USS Pettit (DE-253) was an Edsall-class destroyer escort in service with the United States Navy from 1943 to 1946. She was sunk as a target in 1974.

==Namesake==
Robert Lee Pettit was born on 17 November 1906 in Clare, Michigan. He enlisted in the United States Navy on 13 September 1927 and attained the rate of Radioman First Class on 16 February 1938. He died in his PBY Catalina aircraft at Jolo Harbor, Philippines on 27 December 1941, as he remained bravely at his post in the burning, gasoline-flooded radio compartment. He was posthumously awarded the Navy Cross.

==History==
USS Pettit was laid down 6 February 1943 by the Brown Shipbuilding Co., Houston, Texas; launched 28 April 1943; sponsored by Mrs. Robert Lee Pettit; and commissioned 23 September 1943.

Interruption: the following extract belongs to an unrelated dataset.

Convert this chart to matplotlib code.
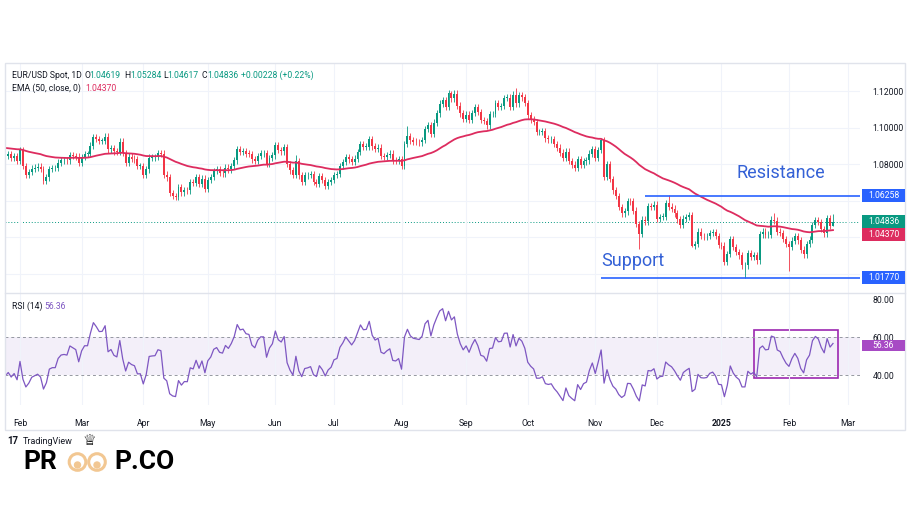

===Battle of the Atlantic===
After Atlantic shakedown, Pettit reported for duty to Commander, Destroyers, Atlantic. Assigned to Destroyer Escort Division 20 in December 1943, she operated out of Norfolk, Virginia, that month to train destroyer escort nucleus crews. Later in December she escorted a convoy from Norfolk to Casablanca, Morocco, where she arrived 2 January 1944. She returned from this assignment to Brooklyn, New York, 24 January 1944. When stationed in home waters, Pettit trained periodically at Montauk Point, New York, and Casco Bay, Maine. From February 1944 to June 1945, she escorted trans-Atlantic convoys principally between Derry, Northern Ireland, and New York, New York. She also called at the ports of Cherbourg and Le Havre, France, and Plymouth, Liverpool, and Southampton, England.

===Pacific War===
After V-E Day, Pettit proceeded via Guantanamo Bay, Cuba, the Panama Canal, and San Diego, California, to Hawaii, arriving Pearl Harbor 25 July. She departed for Eniwetok, Marshall Islands, 27 August, and arrived there 3 September. From September into November 1945, she searched for possible Allied survivors on islands in the southwest Pacific. In December 1945 she operated from Pearl Harbor on a weather patrol.

===Decommissioning and fate===
Pettit decommissioned 6 May 1946 and entered the Atlantic Reserve Fleet. Into 1970 she was berthed at Norfolk. On 30 September 1974, she was sunk as target off Puerto Rico.